> [WHAT IS ASKED]
Only the lines from the start of the data to the line containing "Plot / Tracé TS</text>", both included, should be output, exactly and without pictures.
** START ITEMS **
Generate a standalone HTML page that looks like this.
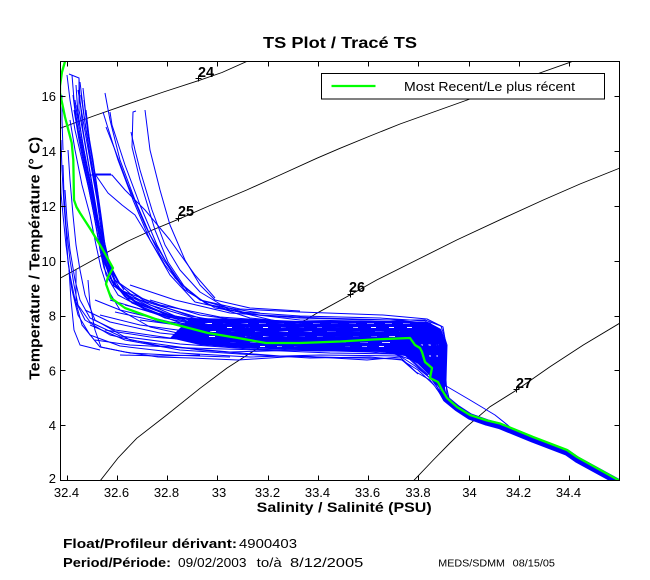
<!DOCTYPE html>
<html>
<head>
<meta charset="utf-8">
<style>
  html,body{margin:0;padding:0;background:#fff;}
  svg{display:block;}
  text{font-family:"Liberation Sans",Arial,sans-serif;fill:#000;}
  .b{font-weight:bold;}
</style>
</head>
<body>
<svg width="650" height="580" viewBox="0 0 650 580" xmlns="http://www.w3.org/2000/svg">
  <rect x="0" y="0" width="650" height="580" fill="#fff"/>
  <defs>
    <clipPath id="pc"><rect x="60.5" y="61.5" width="559" height="419"/></clipPath>
  </defs>

  <!-- Title -->
  <text class="b" x="263" y="48" font-size="15.5" textLength="154" lengthAdjust="spacingAndGlyphs">TS Plot / Tracé TS</text>

  <g clip-path="url(#pc)">
    <!-- density contours -->
    <g fill="none" stroke="#000" stroke-width="0.9">
      <polyline points="60,128.3 95,115.5 130,103.3 165,91.5 198.3,80.7 222,72.5 246.7,61.5 250,60"/>
      <polyline points="60,278.3 95,259 126.7,241.7 150,231 178.3,219.3 210,205.5 246.7,190 280,175 316.7,158.3 340,148.3 370,136 400,124 435,111.5 470,99 520,80 570,62.3 576,60"/>
      <polyline points="100,481 118,458 136.7,438.3 166.7,415 200,388.3 226.7,368.3 250,353.3 286.7,331.7 316.7,313.3 350,295 376.7,280 416.7,260 456.7,240 506.7,216.7 543.3,200 580,184 620,168"/>
      <polyline points="413.3,481 433.3,460 450,443 466.7,426.7 490,406.7 516.7,390 550,366.7 583.3,345 620,323"/>
    </g>

    <!-- blue dense core -->
    <polygon fill="#0000ff" points="190,318 250,319 300,321 360,321 400,321 428,322 441,329 446,342 446,386 442,392 436,384 428,374 418,364 405,356 380,352 330,351 300,350 240,348 200,345 170,338"/>
    <!-- white speckles in the core -->
    <g stroke="#fff" stroke-width="1" fill="none">
      <line x1="205" y1="323.5" x2="420" y2="323.5" stroke-dasharray="7 11"/>
      <line x1="215" y1="327.5" x2="425" y2="327.5" stroke-dasharray="5 13" stroke-dashoffset="6"/>
      <line x1="210" y1="331.5" x2="400" y2="331.5" stroke-dasharray="9 15" stroke-dashoffset="3"/>
      <line x1="200" y1="336.5" x2="405" y2="336.5" stroke-dasharray="6 12" stroke-dashoffset="9"/>
      <line x1="230" y1="342.5" x2="400" y2="342.5" stroke-dasharray="8 14" stroke-dashoffset="2"/>
      <line x1="250" y1="346.5" x2="390" y2="346.5" stroke-dasharray="5 12" stroke-dashoffset="7"/>
      <line x1="420" y1="345" x2="440" y2="345" stroke-dasharray="3 5"/>
      <line x1="422" y1="356" x2="440" y2="356" stroke-dasharray="2 5"/>
    </g>
    <!-- deep band -->
    <polyline fill="none" stroke="#0000ff" stroke-width="6.5" stroke-linejoin="round" points="441,390 446,399 457,408 470,416.5 487,422.5 500,426 533,439.5 567,452.5 577,459.5 620,483"/>

    <g fill="none" stroke="#0000ff" stroke-width="1" stroke-linejoin="round">
      <!-- right strands -->
      <polyline points="105,93 110,120 120,160 135,200 150,235 165,260 182,285 200,300 240,309 300,312 383,315 427,319 443,327 446,345 446,385 449,398"/>
      <polyline points="103,112 107,125 118,160 133,200 150,240 170,275 195,302 240,312 300,316 380,318 425,321 440,330 444,360 443,388 449,399"/>
      <polyline points="136,111 133,112 132,147 140,180 155,230 168,262 188,292 215,308 260,315 320,318 390,320 430,323 442,335 445,370 444,390 450,400"/>
      <polyline points="110,112 112,125 125,165 140,205 157,245 175,278 200,300 250,314 300,320 360,321 420,323 438,333 443,355 441,385 449,399"/>
      <polyline points="106,127 115,150 128,185 145,225 160,255 180,283 205,303 250,318 310,324 380,325 420,327 437,340 440,370 440,390"/>
      <polyline points="131,132 135,150 140,170 152,210 165,245 180,270 200,292 230,310 280,322 340,328 400,330 430,331 440,345 443,380 446,395"/>
      <polyline points="111,174 95,174 108,193 122,205 135,215 150,240 165,265 185,290 210,305 260,313"/>
      <polyline points="145,110 150,150 160,190 170,225 185,260 200,285 215,300 250,308 300,311"/>
      <polyline points="88,175 112,175 125,190 145,210 170,240 195,275 215,298"/>
      <!-- main left bundle -->
      <polyline points="67,75 70,100 75,130 82,160 89,190 96,225 100,250 104,268 112,285 140,300 200,318 260,330 320,335 400,335 425,336 435,350 438,375 442,392"/>
      <polyline points="72,75 74,100 78,130 85,165 92,200 98,230 102,255 106,275 118,295 150,312 210,328 280,336 350,338 410,339 428,345 435,365 440,388"/>
      <polyline points="79,78 80,100 83,130 88,160 94,195 99,225 104,255 110,278 125,297 170,315 230,330 300,340 370,341 412,342 428,355 436,375 442,392"/>
      <polyline points="69,74 79,78 79,110 86,150 92,185 97,215 103,245 108,265 116,285 140,305 190,322 250,334 320,343 380,344 413,346 425,362 436,382 444,395"/>
      <polyline points="76,85 78,115 84,150 91,185 98,220 104,250 110,272 122,292 160,312 220,328 290,338 360,336 420,333 436,340 442,365 442,390"/>
      <polyline points="73,95 76,120 82,150 88,180 95,210 100,240 105,262 112,282 135,302 180,320 240,335 300,346 380,348 408,350 422,362 434,378 443,394"/>
      <polyline points="74,110 79,140 86,175 93,210 98,238 104,262 114,286 145,310 200,330 260,342 330,349 400,352 415,360 430,375 440,392"/>
      <polyline points="78,90 83,120 90,160 97,200 101,230 106,258 115,280 135,298 175,316 240,327 310,332 390,331 425,330 440,338 444,370 443,392"/>
      <polyline points="81,95 86,130 92,165 99,205 104,240 108,262 118,282 150,305 200,320 270,326 340,327 410,326 432,328 444,342 446,380 447,396"/>
      <polyline points="70,120 75,150 82,185 90,215 96,245 101,268 108,290 120,310 150,327 210,340 280,346 360,346 410,345 426,355 434,372 442,392"/>
      <polyline points="75,100 80,135 87,170 94,205 99,232 103,255 109,276 128,300 165,318 230,332 300,337 380,339 420,340 432,356 440,385"/>
      <polyline points="77,105 82,140 88,172 95,208 100,236 106,262 113,283 132,303 170,318"/>
      <polyline points="84,100 88,135 94,170 100,210 104,240 110,265 120,284 145,300 190,316 250,326"/>
      <polyline points="80,82 84,115 89,150 95,185 100,215 103,240 107,262 116,282"/>
      <polyline points="83,88 87,125 93,160 98,195 102,228 106,252 112,272 124,290"/>
      <polyline points="86,110 90,145 96,180 101,215 105,245 110,268"/>
      <!-- left / vertical -->
      <polyline points="60,127 60,160 61,193 63,215 66,245 70,275 75,300 85,320 110,335 160,346 230,352 300,350 370,352 405,355 418,367 432,380 442,394"/>
      <polyline points="61,140 62,170 64,205 66,230 68,262 72,290 78,315 90,335 120,346 180,353 250,357 320,355 400,356 415,366 430,378"/>
      <polyline points="63,165 64,195 66,225 70,260 74,285 78,305 90,322 120,336 180,344 250,349 320,351 390,350 410,353 425,368 437,385"/>
      <polyline points="68,150 70,180 73,215 76,245 80,270 85,295 95,320 130,340 200,350 280,356 360,358 400,359 418,370 434,385"/>
      <polyline points="65,190 67,220 70,250 75,280 80,300 90,318 115,330 170,338 240,344 310,347 380,345 418,344 430,358 438,380"/>
      <polyline points="76,270 76,303 82,325 100,347 125,352 158,357 191,358 238,360 300,356 367,360 400,357 416,372 430,380 440,393"/>
      <polyline points="88,280 90,305 95,330 101,347 130,353 170,355 230,357"/>
      <polyline points="69,270 71,300 74,330 80,345 100,350"/>
      <polyline points="62,95 62,120 63,150"/>
      <!-- shallow/winter -->
      <polyline points="95,300 120,310 170,322 240,330 310,335 380,337 420,338 435,352 440,380"/>
      <polyline points="100,315 140,325 200,333 270,338 340,340 405,341 425,350 433,368 440,388"/>
      <polyline points="85,310 110,322 160,333 230,340 300,343 370,344 412,347 426,362 437,384"/>
      <polyline points="110,300 150,312 210,322 280,327 350,329 415,330 433,336 443,360 444,390"/>
      <polyline points="120,290 160,305 220,317 290,322 360,324 420,324 437,330 445,350 446,385"/>
      <polyline points="130,285 175,300 230,313 300,318 370,320 425,320 441,326 447,345 446,380"/>
      <polyline points="150,300 200,315 260,323 330,325 400,326 430,327 442,336 446,360"/>
      <polyline points="95,340 130,345 190,348 260,350 330,353 395,354 412,360 428,375"/>
      <polyline points="105,330 150,337 220,342 300,344 370,342 415,341 430,352 438,372"/>
      <polyline points="140,320 200,328 260,334 330,336 400,335 428,337 440,350 443,385"/>
      <polyline points="115,312 160,322 230,330 300,333 360,333 420,331 436,338 444,362"/>
      <polyline points="125,305 175,318 240,325 320,329 400,329"/>
      <polyline points="90,325 125,340 180,350 240,354 310,358 370,357 402,360 418,374"/>
      <polyline points="120,355 160,356 200,355"/>
      <!-- deep strays -->
      <polyline points="441,383 470,400 495,415 510,427"/>
      <polyline points="436,388 446,402 460,410"/>
    </g>

    <!-- most recent profile -->
    <polyline fill="none" stroke="#00ff00" stroke-width="2.3" stroke-linejoin="round" points="66,58 62,72 60,86 60,93 65,117 71.7,143 73.3,160 74,200 76.5,207 80,213 91,230 103,250 113,268 108,277 106,284 111,298 125,308 158,320 185,327 208,333 238,338 266,343 300,343 340,341.5 373,339.5 410,338 415,345 420,348 422,352 425,362 432,368 430,378 438,382 442,390 447,398 457,407 470,415 487,420.5 500,423.5 533,437 567,450 577,457 620,481"/>
  </g>

  <!-- contour labels -->
  <g fill="none" stroke="#000" stroke-width="1">
    <path d="M195.5,78.5h6M198.5,75.5v6"/>
    <path d="M175.5,218.5h6M178.5,215.5v6"/>
    <path d="M347.5,294.5h6M350.5,291.5v6"/>
    <path d="M513.5,389.5h6M516.5,386.5v6"/>
  </g>
  <text class="b" x="198" y="77" font-size="15" textLength="16" lengthAdjust="spacingAndGlyphs">24</text>
  <text class="b" x="178" y="216" font-size="15" textLength="16" lengthAdjust="spacingAndGlyphs">25</text>
  <text class="b" x="349" y="292" font-size="15" textLength="16" lengthAdjust="spacingAndGlyphs">26</text>
  <text class="b" x="516" y="388" font-size="15" textLength="16" lengthAdjust="spacingAndGlyphs">27</text>

  <!-- axes box -->
  <rect x="60.5" y="61.5" width="559" height="419" fill="none" stroke="#000" stroke-width="1"/>
  <!-- ticks -->
  <g stroke="#000" stroke-width="1">
    <path d="M67.5,480.5v-5M117.5,480.5v-5M167.5,480.5v-5M217.5,480.5v-5M268.5,480.5v-5M318.5,480.5v-5M368.5,480.5v-5M418.5,480.5v-5M469.5,480.5v-5M519.5,480.5v-5M569.5,480.5v-5"/>
    <path d="M67.5,61.5v5M117.5,61.5v5M167.5,61.5v5M217.5,61.5v5M268.5,61.5v5M318.5,61.5v5M368.5,61.5v5M418.5,61.5v5M469.5,61.5v5M519.5,61.5v5M569.5,61.5v5"/>
    <path d="M60.5,425.5h5M60.5,370.5h5M60.5,316.5h5M60.5,261.5h5M60.5,206.5h5M60.5,151.5h5M60.5,96.5h5"/>
    <path d="M619.5,425.5h-5M619.5,370.5h-5M619.5,316.5h-5M619.5,261.5h-5M619.5,206.5h-5M619.5,151.5h-5M619.5,96.5h-5"/>
  </g>

  <!-- x tick labels -->
  <g font-size="13" text-anchor="middle">
    <text x="66.5" y="497">32.4</text>
    <text x="116.5" y="497">32.6</text>
    <text x="166.5" y="497">32.8</text>
    <text x="219" y="497">33</text>
    <text x="267.5" y="497">33.2</text>
    <text x="317.5" y="497">33.4</text>
    <text x="367.5" y="497">33.6</text>
    <text x="418" y="497">33.8</text>
    <text x="469.5" y="497">34</text>
    <text x="518.5" y="497">34.2</text>
    <text x="568.5" y="497">34.4</text>
  </g>
  <!-- y tick labels -->
  <g font-size="13" text-anchor="end">
    <text x="56" y="483">2</text>
    <text x="56" y="430">4</text>
    <text x="56" y="375.5">6</text>
    <text x="56" y="320.5">8</text>
    <text x="56" y="266">10</text>
    <text x="56" y="211">12</text>
    <text x="56" y="156">14</text>
    <text x="56" y="101">16</text>
  </g>

  <!-- axis labels -->
  <text class="b" x="256.7" y="512" font-size="14" textLength="175" lengthAdjust="spacingAndGlyphs">Salinity / Salinité (PSU)</text>
  <text class="b" font-size="14.5" text-anchor="middle" transform="translate(39.5,258.3) rotate(-90)" textLength="243" lengthAdjust="spacingAndGlyphs">Temperature / Température (° C)</text>

  <!-- legend -->
  <rect x="321.5" y="73.5" width="283" height="25.5" fill="#fff" stroke="#000" stroke-width="1"/>
  <line x1="331.5" y1="86" x2="375.5" y2="86" stroke="#00ff00" stroke-width="2.3"/>
  <text x="404" y="91" font-size="12.5" textLength="171" lengthAdjust="spacingAndGlyphs">Most Recent/Le plus récent</text>

  <!-- footer -->
  <text class="b" x="63" y="548" font-size="13" textLength="174" lengthAdjust="spacingAndGlyphs">Float/Profileur dérivant:</text>
  <text x="239" y="548" font-size="13" textLength="58" lengthAdjust="spacingAndGlyphs">4900403</text>
  <text class="b" x="63" y="567" font-size="13" textLength="108" lengthAdjust="spacingAndGlyphs">Period/Période:</text>
  <text x="178" y="567" font-size="13" textLength="68.5" lengthAdjust="spacingAndGlyphs">09/02/2003</text>
  <text x="256.7" y="567" font-size="13" textLength="25" lengthAdjust="spacingAndGlyphs">to/à</text>
  <text x="290" y="567" font-size="13" textLength="73.3" lengthAdjust="spacingAndGlyphs">8/12/2005</text>
  <text x="438.3" y="566.5" font-size="10" textLength="66.7" lengthAdjust="spacingAndGlyphs">MEDS/SDMM</text>
  <text x="512.7" y="566.5" font-size="10" textLength="42.3" lengthAdjust="spacingAndGlyphs">08/15/05</text>
</svg>
</body>
</html>
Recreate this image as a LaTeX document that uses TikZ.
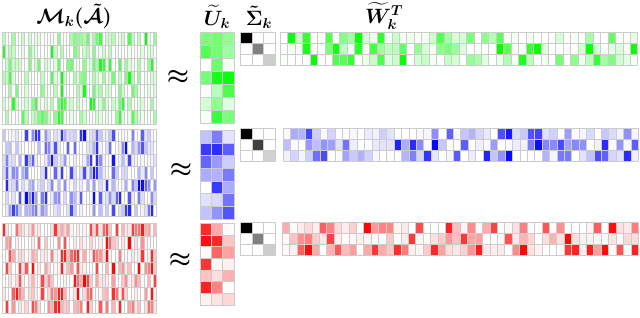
\documentclass[tikz,border=0pt]{standalone}
\usepackage{amsmath}
\usepackage{amssymb}
\begin{document}
\begin{tikzpicture}[x=1pt,y=-1pt]
\useasboundingbox (0,0) rectangle (640,317);
\pgfmathsetseed{11}
\tikzset{
  cell/.style={draw=gray!40, line width=0.35pt},
  lbl/.style={inner sep=0pt, font=\fontsize{20}{24}\selectfont\boldmath},
  approx/.style={inner sep=0pt, font=\fontsize{29}{32}\selectfont\boldmath}
}
% \heatmap{colour}{x0}{y0}{ncols}{nrows}{cellwidth}{rowheight}{power}
\newcommand{\heatmap}[8]{%
  \foreach \ci in {1,...,#4}{%
    \foreach \rj in {1,...,#5}{%
      \pgfmathtruncatemacro{\myval}{100*(rnd^#8)}%
      \filldraw[cell, fill=#1!\myval!white]
        ({#2+(\ci-1)*#6},{#3+(\rj-1)*#7}) rectangle +(#6,#7);
    }%
  }%
}
\newcommand{\sigmat}[5]{% x0 y0 g1 g2 g3
  \foreach \ci in {1,2,3}{\foreach \rj in {1,2,3}{%
    \draw[cell] ({#1+(\ci-1)*11.7},{#2+(\rj-1)*11}) rectangle +(11.7,11);}}
  \filldraw[cell, fill=black!#3] (#1,#2) rectangle +(11.7,11);
  \filldraw[cell, fill=black!#4] ({#1+11.7},{#2+11}) rectangle +(11.7,11);
  \filldraw[cell, fill=black!#5] ({#1+23.4},{#2+22}) rectangle +(11.7,11);
}

% labels
\node[lbl] (lM) at (74,16) {$\mathcal{M}_k(\tilde{\mathcal{A}})$};
\node[lbl] (lU) at (217,17) {$\widetilde{U}_k$};
\node[lbl] (lS) at (259,17) {$\tilde{\Sigma}_k$};
\node[lbl] (lW) at (384,16) {$\widetilde{W}_k^T$};

% green
\heatmap{green}{2}{32}{48}{7}{3.22}{13.1}{3}
\heatmap{green}{200}{32}{3}{7}{11.3}{13}{1.4}
\sigmat{240}{32}{100}{50}{20}
\heatmap{green}{280}{32}{48}{3}{7.45}{11}{2.6}
\node[approx] (a1) at (178,77) {$\approx$};

% blue
\heatmap{blue}{2}{129}{48}{7}{3.22}{12.5}{3}
\heatmap{blue}{200}{130}{3}{7}{11.3}{12.7}{1.2}
\sigmat{240}{128}{100}{75}{18}
\heatmap{blue}{283}{128}{48}{3}{7.4}{11}{2.6}
\node[approx] (a2) at (181,170) {$\approx$};

% red
\heatmap{red}{2}{223}{48}{7}{3.22}{12.9}{3}
\heatmap{red}{200}{223}{3}{7}{11.3}{11.7}{1.2}
\sigmat{240}{222}{100}{50}{20}
\heatmap{red}{282}{222}{48}{3}{7.42}{11}{2.6}
\node[approx] (a3) at (180,260) {$\approx$};
\end{tikzpicture}
\end{document}
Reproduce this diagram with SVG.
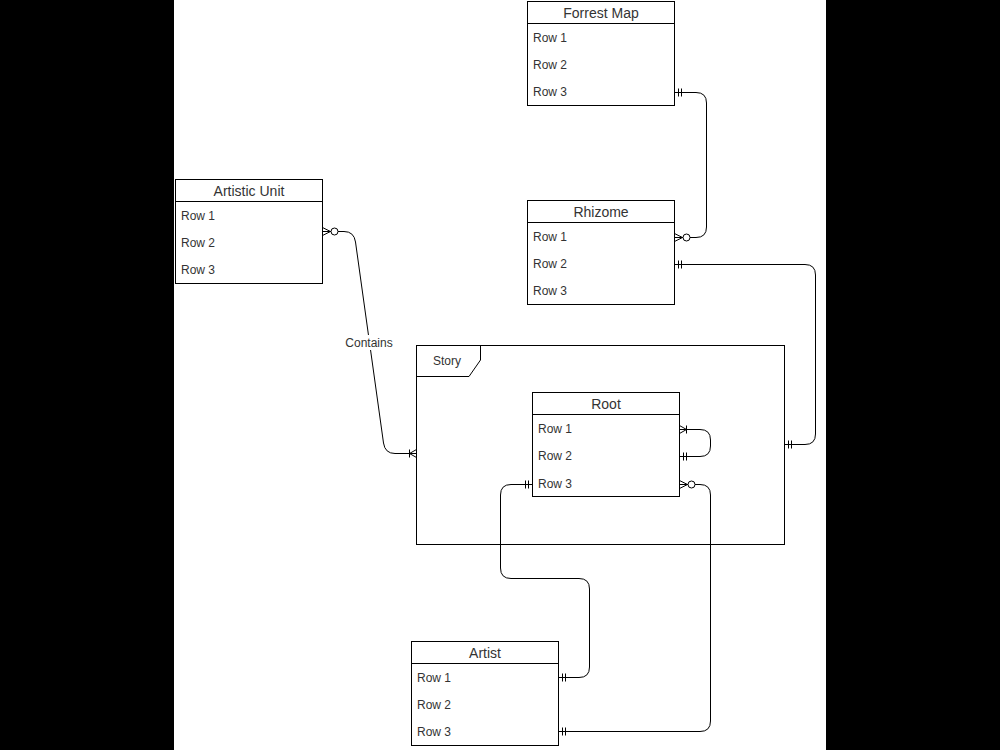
** END ITEMS **
> [SOLUTION TO THIS TASK]
Generate a standalone HTML page that looks like this.
<!DOCTYPE html>
<html>
<head>
<meta charset="utf-8">
<style>
  html,body{margin:0;padding:0;background:#fff;}
  svg{display:block;}
  text{font-family:"Liberation Sans",Arial,sans-serif;fill:#000;}
  .b{font-weight:bold;}
</style>
</head>
<body>
<svg width="650" height="580" viewBox="0 0 650 580" xmlns="http://www.w3.org/2000/svg">
  <rect x="0" y="0" width="650" height="580" fill="#fff"/>
  <defs>
    <clipPath id="pc"><rect x="60.5" y="61.5" width="559" height="419"/></clipPath>
  </defs>

  <!-- Title -->
  <text class="b" x="263" y="48" font-size="15.5" textLength="154" lengthAdjust="spacingAndGlyphs">TS Plot / Tracé TS</text>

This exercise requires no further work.